- **Data for this exercise**:
────────────────────
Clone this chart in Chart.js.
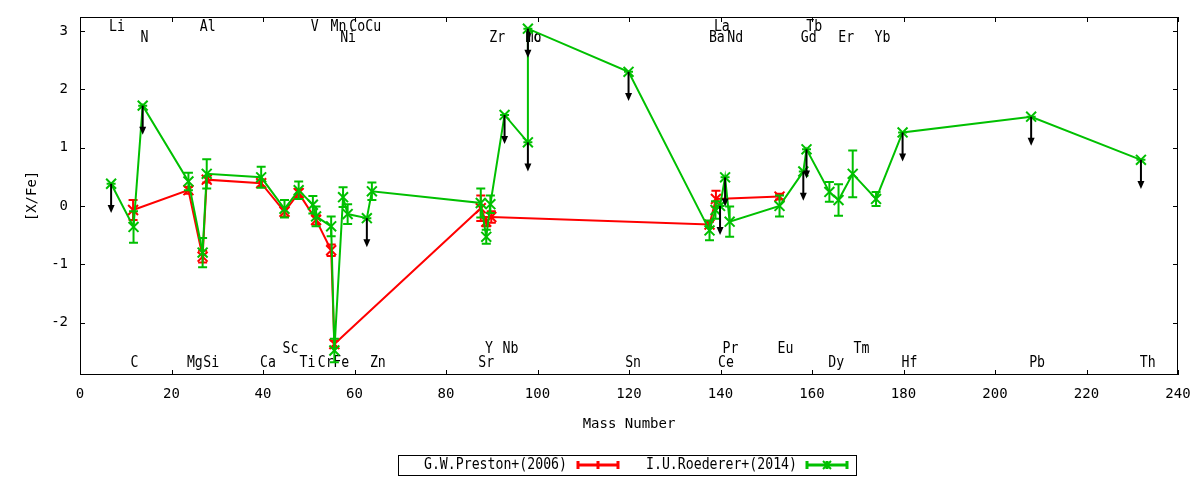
────────────────────
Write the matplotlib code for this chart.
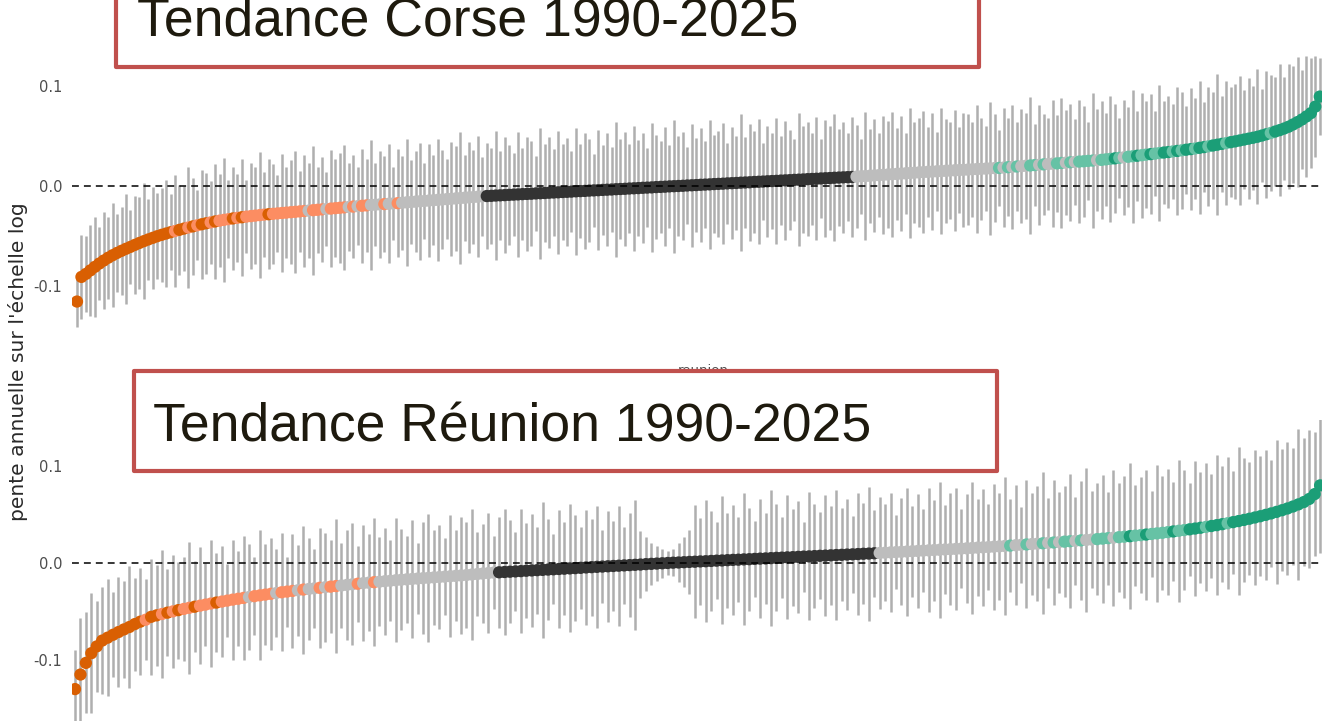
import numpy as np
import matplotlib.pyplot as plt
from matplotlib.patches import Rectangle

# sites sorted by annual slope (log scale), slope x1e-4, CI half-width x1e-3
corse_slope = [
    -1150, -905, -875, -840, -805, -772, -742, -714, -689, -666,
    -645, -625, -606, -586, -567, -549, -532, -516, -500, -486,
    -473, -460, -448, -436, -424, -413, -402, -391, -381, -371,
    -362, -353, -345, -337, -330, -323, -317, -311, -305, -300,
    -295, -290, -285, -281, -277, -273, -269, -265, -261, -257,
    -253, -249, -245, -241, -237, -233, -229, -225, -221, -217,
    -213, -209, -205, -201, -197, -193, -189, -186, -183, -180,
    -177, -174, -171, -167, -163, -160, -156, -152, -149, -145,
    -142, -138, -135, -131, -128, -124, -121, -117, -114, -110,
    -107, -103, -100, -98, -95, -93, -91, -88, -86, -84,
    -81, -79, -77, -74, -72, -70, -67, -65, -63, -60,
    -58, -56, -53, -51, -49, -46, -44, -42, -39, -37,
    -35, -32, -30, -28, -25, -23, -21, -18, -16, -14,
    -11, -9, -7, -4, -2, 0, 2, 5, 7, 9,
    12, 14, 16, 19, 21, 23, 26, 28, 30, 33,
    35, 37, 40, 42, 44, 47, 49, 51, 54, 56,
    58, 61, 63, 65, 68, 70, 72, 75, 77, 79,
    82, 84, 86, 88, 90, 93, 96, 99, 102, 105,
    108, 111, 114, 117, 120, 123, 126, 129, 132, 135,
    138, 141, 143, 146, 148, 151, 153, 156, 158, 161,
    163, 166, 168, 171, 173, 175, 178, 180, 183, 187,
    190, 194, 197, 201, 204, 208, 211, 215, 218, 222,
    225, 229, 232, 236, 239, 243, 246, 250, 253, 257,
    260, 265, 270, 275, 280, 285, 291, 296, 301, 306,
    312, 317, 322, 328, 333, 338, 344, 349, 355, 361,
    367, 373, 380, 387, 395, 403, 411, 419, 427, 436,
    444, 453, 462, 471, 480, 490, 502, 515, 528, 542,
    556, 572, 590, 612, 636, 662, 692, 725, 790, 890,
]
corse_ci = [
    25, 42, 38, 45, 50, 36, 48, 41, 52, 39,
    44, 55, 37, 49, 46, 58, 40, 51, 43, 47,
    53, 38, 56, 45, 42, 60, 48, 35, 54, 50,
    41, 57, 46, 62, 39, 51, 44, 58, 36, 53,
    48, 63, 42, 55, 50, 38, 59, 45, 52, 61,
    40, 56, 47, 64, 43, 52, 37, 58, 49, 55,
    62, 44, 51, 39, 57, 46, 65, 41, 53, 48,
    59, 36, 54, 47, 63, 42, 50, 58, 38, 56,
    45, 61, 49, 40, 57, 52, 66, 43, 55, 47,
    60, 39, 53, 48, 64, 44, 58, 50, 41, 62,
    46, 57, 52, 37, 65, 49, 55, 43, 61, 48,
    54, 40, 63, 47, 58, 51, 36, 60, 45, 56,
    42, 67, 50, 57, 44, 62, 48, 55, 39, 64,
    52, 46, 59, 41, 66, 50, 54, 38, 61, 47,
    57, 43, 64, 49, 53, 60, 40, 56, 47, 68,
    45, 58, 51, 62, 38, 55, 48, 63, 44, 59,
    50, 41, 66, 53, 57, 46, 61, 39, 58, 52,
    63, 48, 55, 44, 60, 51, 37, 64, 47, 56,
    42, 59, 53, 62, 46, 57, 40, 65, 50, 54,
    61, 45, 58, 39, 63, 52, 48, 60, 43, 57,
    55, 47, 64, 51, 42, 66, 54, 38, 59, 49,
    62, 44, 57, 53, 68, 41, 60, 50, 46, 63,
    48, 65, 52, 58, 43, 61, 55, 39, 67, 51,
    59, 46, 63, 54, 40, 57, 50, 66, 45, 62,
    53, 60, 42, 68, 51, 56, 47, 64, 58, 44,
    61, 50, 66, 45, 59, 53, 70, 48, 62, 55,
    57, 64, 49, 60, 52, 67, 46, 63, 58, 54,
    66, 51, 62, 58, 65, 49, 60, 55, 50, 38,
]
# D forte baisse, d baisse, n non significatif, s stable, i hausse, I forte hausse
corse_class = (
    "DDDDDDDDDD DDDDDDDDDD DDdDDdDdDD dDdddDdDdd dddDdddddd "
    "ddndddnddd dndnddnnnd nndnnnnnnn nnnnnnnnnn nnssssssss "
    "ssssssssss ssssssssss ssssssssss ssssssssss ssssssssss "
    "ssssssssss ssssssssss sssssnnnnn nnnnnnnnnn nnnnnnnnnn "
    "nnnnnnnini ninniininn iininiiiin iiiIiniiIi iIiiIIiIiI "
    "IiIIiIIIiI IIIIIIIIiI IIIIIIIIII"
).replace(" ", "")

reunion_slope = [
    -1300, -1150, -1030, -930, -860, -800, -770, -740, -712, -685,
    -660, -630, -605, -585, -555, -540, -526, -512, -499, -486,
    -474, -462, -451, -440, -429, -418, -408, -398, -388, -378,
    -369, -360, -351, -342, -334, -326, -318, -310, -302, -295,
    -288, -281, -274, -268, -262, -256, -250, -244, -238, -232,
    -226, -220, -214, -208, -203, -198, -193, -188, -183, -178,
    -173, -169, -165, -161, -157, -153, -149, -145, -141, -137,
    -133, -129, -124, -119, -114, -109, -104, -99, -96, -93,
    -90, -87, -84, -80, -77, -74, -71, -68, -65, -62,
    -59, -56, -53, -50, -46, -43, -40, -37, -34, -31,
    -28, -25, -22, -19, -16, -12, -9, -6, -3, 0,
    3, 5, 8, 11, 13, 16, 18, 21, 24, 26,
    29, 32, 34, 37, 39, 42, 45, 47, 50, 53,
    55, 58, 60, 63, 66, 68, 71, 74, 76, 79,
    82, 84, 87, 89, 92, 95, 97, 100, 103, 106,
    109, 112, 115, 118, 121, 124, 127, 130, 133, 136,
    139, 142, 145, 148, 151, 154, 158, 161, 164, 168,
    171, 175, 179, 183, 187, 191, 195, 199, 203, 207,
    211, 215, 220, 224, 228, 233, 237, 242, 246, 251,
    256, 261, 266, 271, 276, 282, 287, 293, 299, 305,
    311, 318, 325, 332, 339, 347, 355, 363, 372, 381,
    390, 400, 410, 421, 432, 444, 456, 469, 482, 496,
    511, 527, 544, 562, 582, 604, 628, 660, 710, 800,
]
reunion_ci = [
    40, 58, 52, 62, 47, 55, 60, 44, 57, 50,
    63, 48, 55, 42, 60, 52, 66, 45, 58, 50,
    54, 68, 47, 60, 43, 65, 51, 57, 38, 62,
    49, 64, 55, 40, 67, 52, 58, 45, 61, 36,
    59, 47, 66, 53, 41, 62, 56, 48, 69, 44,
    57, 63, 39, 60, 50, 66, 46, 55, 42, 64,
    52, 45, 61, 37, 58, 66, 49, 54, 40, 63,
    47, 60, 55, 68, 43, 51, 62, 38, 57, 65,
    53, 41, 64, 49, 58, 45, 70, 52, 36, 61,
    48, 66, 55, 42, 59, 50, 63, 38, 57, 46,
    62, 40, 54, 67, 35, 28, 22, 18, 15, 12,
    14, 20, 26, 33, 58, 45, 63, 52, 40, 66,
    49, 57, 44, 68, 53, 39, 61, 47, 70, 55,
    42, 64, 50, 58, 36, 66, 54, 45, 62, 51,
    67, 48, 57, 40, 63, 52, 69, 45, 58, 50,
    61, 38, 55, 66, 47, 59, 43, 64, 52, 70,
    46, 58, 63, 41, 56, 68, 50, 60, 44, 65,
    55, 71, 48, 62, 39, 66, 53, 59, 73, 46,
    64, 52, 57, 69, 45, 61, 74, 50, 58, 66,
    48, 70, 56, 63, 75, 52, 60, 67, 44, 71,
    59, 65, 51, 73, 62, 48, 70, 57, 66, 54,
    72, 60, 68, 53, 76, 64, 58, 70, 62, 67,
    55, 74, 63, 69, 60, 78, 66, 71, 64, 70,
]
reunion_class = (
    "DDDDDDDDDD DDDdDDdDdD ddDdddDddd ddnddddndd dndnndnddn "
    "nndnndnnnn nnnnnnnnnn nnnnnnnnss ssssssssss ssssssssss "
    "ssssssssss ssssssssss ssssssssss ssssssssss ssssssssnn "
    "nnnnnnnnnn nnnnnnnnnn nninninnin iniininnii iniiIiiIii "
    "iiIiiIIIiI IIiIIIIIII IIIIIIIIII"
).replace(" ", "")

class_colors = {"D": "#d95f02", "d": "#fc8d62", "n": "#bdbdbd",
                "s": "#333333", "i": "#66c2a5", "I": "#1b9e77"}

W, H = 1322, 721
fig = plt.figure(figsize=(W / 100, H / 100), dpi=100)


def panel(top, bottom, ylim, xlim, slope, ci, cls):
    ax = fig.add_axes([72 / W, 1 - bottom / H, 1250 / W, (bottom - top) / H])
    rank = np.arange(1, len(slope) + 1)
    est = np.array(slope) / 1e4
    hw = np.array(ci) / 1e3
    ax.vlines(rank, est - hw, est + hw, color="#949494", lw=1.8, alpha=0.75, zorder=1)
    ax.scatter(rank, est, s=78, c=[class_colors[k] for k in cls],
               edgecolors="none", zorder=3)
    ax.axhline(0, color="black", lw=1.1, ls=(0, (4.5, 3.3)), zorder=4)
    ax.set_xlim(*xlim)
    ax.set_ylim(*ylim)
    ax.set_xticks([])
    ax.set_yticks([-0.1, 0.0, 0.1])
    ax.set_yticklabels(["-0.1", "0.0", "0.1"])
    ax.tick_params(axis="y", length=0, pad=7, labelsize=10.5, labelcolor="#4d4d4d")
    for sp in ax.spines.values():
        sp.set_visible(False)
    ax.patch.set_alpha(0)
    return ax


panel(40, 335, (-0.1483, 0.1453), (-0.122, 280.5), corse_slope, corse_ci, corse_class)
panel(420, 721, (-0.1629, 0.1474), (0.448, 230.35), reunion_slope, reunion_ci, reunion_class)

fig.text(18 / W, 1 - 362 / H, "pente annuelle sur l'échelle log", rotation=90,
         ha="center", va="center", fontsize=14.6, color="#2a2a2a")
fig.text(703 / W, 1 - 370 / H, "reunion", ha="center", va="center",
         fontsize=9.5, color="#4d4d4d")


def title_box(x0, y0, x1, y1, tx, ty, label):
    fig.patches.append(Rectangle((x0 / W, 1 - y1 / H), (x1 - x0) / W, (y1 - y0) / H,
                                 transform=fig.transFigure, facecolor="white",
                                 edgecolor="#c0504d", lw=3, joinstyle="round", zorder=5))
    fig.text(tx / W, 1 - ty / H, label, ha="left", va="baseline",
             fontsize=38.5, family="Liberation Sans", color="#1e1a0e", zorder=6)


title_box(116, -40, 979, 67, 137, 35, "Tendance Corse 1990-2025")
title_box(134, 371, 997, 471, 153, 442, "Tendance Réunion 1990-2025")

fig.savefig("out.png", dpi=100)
────────────────────
- **Task to carry out**: In the listing above, find the line with "Write the matplotlib code for this chart." and the line with "from matplotlib.patches import Rectangle". Set down both and every line between them, minus the pictures.

- **Task response**:
Write the matplotlib code for this chart.
import numpy as np
import matplotlib.pyplot as plt
from matplotlib.patches import Rectangle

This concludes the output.